The rest of the story is strong too.

Microsoft learned the hard way with its Passport initiative that people don't trust technology companies to act as identity brokers on their behalf. Today's architecture makes full use of the newly ratified web services security protocols, such as WS-Trust, WS-Security and WS-SecurityPolicy, to maximise connectivity and make it possible for banks, credit card companies, airlines, government departments and others to act in their natural roles as intermediaries to substantiate relevant claims.

Exploiting web services protocols, which work across different operating systems and browsers, makes it easier for others to develop alternatives to Infocard, an outcome that the Microsoft people I spoke to consider essential.

To underline this, they tell me that the architecture and Infocard specifications will be released publicly, and that Microsoft has been collaborating closely with Mozilla, the group behind the Firefox browser, including joint briefings with Amazon, eBay and other e-tailers.

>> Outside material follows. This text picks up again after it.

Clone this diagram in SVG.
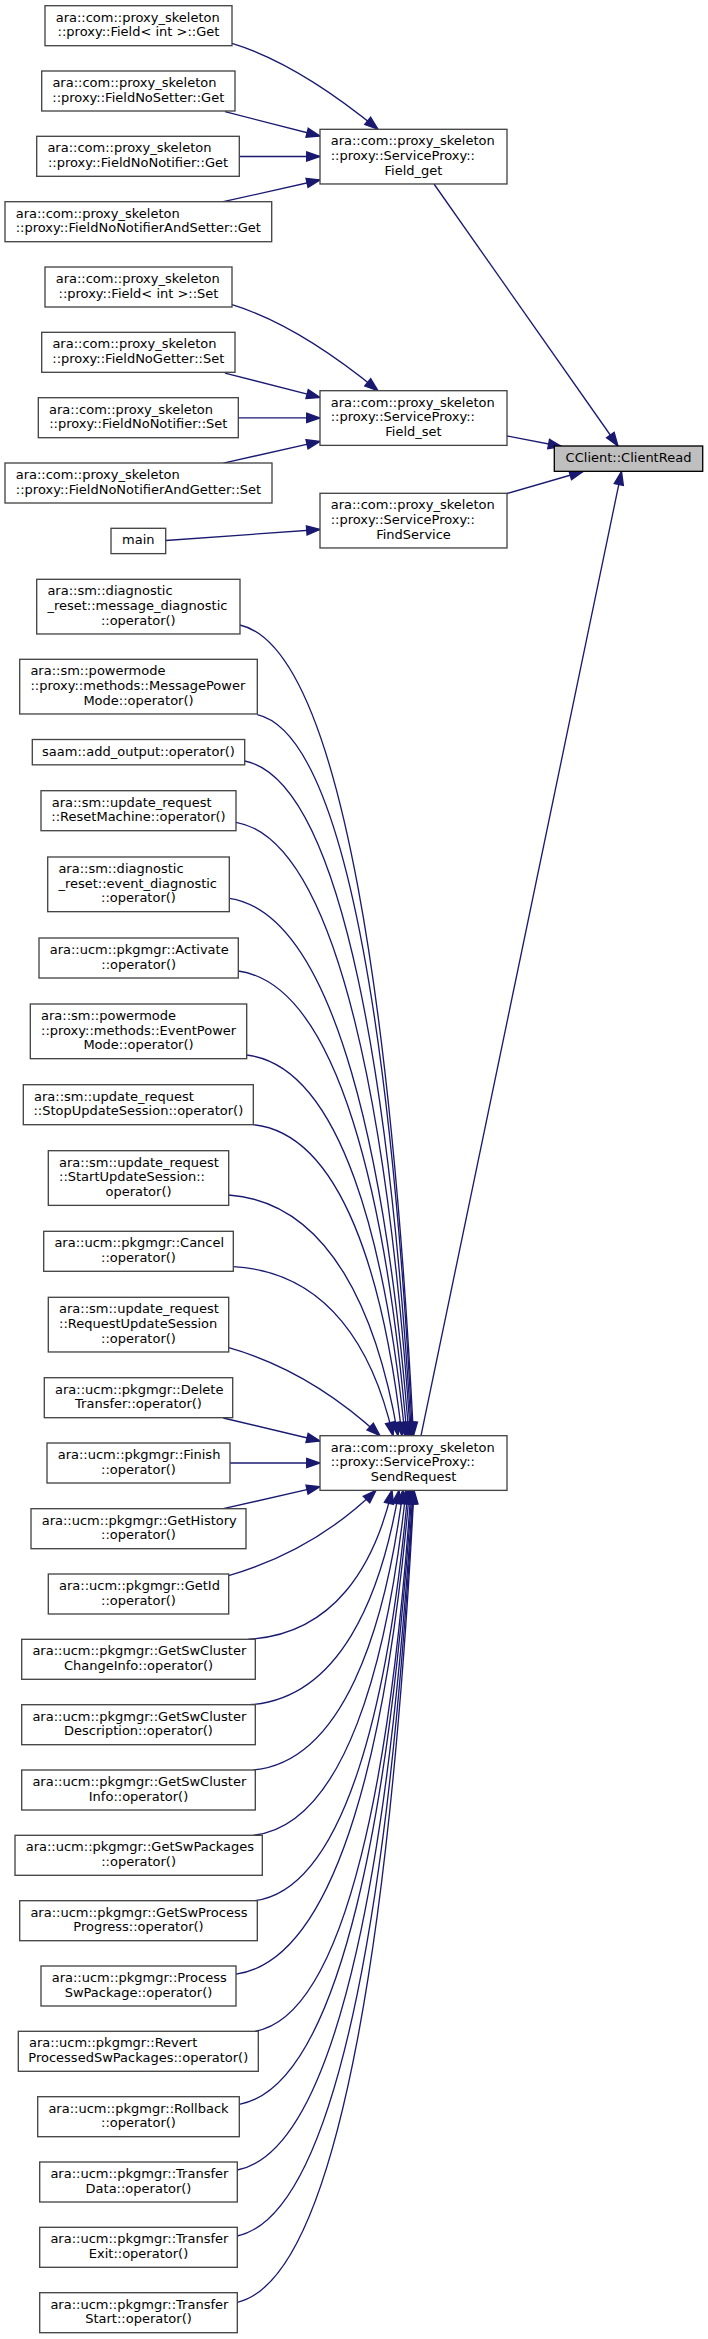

The last two paragraphs are, incidentally, another reason why web services are in my top-five information technologies for the decade. Microsoft is not the first organisation to embrace the principles of federated identity management and produce technologies to deliver them.

The Shibboleth project, for example, is an important initiative created by the Internet2 consortium, which has been running for more than five years. Visit www.shibboleth.internet2.edu.

Microsoft has played a leading role in the debate and is well positioned to deliver these technologies to a wide audience. It has done an exceptional job of packaging those principles for the average user.

In 2006, a lot of Australian technologists will be talking about Infocard and the architecture behind it because, whatever we use to authenticate online claims five years from now, you can bet it will look a lot like this.